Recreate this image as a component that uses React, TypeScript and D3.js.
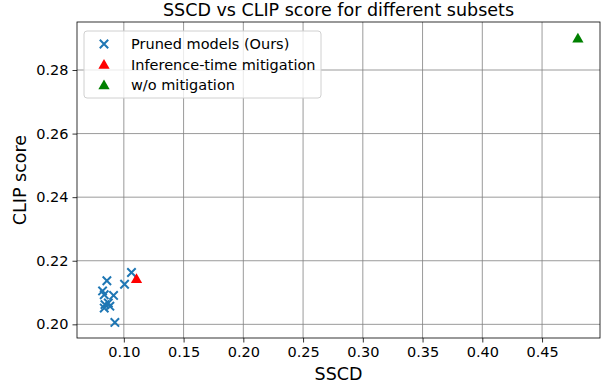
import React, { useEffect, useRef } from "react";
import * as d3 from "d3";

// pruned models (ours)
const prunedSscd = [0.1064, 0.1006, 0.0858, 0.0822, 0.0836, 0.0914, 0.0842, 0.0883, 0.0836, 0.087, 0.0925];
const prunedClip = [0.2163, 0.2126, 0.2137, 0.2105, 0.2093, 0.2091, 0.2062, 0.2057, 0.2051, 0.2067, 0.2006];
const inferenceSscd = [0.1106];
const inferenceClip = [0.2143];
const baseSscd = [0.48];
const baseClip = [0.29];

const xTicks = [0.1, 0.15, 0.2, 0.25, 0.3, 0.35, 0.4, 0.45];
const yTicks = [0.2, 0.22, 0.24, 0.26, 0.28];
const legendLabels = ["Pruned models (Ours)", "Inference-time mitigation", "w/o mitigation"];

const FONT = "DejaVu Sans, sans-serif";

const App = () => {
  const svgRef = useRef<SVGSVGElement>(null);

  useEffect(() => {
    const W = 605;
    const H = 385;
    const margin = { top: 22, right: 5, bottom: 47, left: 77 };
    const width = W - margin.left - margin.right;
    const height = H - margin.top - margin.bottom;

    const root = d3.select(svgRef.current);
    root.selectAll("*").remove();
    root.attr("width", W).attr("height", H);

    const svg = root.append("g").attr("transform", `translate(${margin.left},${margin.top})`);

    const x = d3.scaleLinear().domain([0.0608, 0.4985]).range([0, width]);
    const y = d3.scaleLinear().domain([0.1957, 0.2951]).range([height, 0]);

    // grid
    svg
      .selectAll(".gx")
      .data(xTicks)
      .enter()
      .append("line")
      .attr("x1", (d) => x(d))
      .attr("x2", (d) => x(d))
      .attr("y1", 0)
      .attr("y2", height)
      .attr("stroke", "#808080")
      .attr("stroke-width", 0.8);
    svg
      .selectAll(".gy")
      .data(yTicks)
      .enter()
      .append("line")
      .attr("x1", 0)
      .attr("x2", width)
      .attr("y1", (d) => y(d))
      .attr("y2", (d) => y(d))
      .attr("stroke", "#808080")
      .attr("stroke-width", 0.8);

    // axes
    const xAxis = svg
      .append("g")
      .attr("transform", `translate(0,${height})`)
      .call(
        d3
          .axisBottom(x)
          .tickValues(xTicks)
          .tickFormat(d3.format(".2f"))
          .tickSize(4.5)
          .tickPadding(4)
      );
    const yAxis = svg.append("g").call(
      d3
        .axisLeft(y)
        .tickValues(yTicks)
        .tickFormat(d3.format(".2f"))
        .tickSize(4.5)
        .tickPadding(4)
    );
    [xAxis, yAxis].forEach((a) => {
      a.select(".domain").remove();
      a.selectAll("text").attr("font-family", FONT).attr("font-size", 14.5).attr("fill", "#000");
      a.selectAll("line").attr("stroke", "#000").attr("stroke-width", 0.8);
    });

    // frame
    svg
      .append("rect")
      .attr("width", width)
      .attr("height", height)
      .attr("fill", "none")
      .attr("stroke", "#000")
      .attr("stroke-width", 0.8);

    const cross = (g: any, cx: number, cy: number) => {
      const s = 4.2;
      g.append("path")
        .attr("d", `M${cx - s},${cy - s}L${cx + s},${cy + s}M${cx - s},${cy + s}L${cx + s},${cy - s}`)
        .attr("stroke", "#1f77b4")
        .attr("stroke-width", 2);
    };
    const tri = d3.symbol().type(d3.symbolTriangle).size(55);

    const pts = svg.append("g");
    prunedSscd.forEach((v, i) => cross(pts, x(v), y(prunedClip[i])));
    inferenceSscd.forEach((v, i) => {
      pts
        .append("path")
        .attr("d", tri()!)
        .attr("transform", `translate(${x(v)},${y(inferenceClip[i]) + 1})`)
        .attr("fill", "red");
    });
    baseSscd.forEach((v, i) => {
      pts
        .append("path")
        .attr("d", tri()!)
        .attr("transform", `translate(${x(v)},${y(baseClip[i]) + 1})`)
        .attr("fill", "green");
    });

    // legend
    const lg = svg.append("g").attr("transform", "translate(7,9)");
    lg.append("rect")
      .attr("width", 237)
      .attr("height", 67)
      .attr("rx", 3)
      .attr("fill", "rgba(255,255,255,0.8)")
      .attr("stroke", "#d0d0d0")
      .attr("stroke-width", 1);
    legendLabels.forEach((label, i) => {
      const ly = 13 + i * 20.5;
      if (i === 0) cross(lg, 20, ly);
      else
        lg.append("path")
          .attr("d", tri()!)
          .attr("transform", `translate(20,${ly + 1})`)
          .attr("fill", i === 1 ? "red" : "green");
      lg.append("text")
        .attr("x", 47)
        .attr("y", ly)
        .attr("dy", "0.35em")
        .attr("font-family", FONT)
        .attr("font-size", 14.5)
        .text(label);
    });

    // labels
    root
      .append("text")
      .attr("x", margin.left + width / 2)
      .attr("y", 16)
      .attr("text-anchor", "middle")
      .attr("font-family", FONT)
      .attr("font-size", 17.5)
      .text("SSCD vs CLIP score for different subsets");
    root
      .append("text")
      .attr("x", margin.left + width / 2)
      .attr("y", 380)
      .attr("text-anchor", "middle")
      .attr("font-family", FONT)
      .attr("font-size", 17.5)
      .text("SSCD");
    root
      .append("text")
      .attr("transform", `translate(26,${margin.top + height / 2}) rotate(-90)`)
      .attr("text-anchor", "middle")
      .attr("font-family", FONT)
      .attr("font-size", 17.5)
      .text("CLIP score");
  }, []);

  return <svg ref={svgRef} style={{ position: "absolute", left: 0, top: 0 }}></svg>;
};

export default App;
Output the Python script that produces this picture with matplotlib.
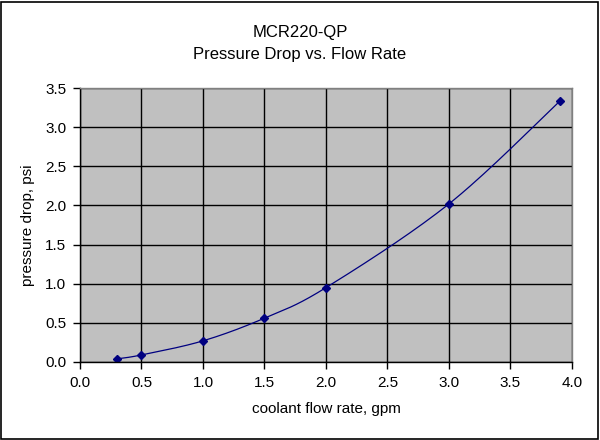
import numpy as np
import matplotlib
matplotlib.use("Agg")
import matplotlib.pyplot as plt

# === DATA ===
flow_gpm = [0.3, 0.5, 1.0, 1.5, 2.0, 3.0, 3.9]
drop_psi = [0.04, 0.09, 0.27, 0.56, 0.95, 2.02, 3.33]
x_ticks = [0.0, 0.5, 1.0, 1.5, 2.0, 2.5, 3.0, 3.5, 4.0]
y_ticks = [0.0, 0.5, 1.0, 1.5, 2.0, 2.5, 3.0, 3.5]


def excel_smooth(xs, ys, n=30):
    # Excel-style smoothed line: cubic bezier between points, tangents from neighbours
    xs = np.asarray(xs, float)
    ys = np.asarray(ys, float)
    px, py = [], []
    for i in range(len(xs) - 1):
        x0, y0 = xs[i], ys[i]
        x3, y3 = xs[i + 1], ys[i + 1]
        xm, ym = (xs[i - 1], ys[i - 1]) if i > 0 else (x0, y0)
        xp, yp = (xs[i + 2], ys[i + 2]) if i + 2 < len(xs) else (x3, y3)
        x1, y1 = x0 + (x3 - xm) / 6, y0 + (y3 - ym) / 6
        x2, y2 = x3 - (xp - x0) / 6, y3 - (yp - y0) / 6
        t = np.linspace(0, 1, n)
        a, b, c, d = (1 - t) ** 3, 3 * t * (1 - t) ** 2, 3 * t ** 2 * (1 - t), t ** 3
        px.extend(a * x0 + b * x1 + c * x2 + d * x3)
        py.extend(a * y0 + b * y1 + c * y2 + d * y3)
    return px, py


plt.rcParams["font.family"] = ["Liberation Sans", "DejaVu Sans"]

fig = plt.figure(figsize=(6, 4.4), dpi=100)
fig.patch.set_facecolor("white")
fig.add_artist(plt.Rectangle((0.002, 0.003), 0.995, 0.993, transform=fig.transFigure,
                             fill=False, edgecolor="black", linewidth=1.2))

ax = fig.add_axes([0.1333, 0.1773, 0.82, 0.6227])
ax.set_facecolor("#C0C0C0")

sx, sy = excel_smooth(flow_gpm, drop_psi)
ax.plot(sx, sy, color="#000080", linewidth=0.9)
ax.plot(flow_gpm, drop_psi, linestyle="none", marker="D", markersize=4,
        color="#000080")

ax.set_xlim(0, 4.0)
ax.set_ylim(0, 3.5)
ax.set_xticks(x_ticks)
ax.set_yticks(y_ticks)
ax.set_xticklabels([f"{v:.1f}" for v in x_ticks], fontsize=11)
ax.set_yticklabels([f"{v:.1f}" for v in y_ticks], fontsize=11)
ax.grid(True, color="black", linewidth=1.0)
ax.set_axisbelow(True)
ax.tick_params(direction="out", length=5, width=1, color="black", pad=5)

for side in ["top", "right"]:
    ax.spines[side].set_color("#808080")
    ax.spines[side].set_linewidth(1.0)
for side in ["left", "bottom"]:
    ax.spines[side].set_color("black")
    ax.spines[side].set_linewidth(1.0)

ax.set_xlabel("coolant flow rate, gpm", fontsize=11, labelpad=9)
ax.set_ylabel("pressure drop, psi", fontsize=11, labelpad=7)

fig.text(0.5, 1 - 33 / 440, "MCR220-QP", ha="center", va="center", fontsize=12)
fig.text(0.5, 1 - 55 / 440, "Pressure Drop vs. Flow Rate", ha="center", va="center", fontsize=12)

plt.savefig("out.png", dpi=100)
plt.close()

*Task instructions*:
Restate word for word every line from the top of the entries above to the line with "const baseClip = [0.29];", inclusive, and skip any pictures.

*Result for this exercise*:
Recreate this image as a component that uses React, TypeScript and D3.js.
import React, { useEffect, useRef } from "react";
import * as d3 from "d3";

// pruned models (ours)
const prunedSscd = [0.1064, 0.1006, 0.0858, 0.0822, 0.0836, 0.0914, 0.0842, 0.0883, 0.0836, 0.087, 0.0925];
const prunedClip = [0.2163, 0.2126, 0.2137, 0.2105, 0.2093, 0.2091, 0.2062, 0.2057, 0.2051, 0.2067, 0.2006];
const inferenceSscd = [0.1106];
const inferenceClip = [0.2143];
const baseSscd = [0.48];
const baseClip = [0.29];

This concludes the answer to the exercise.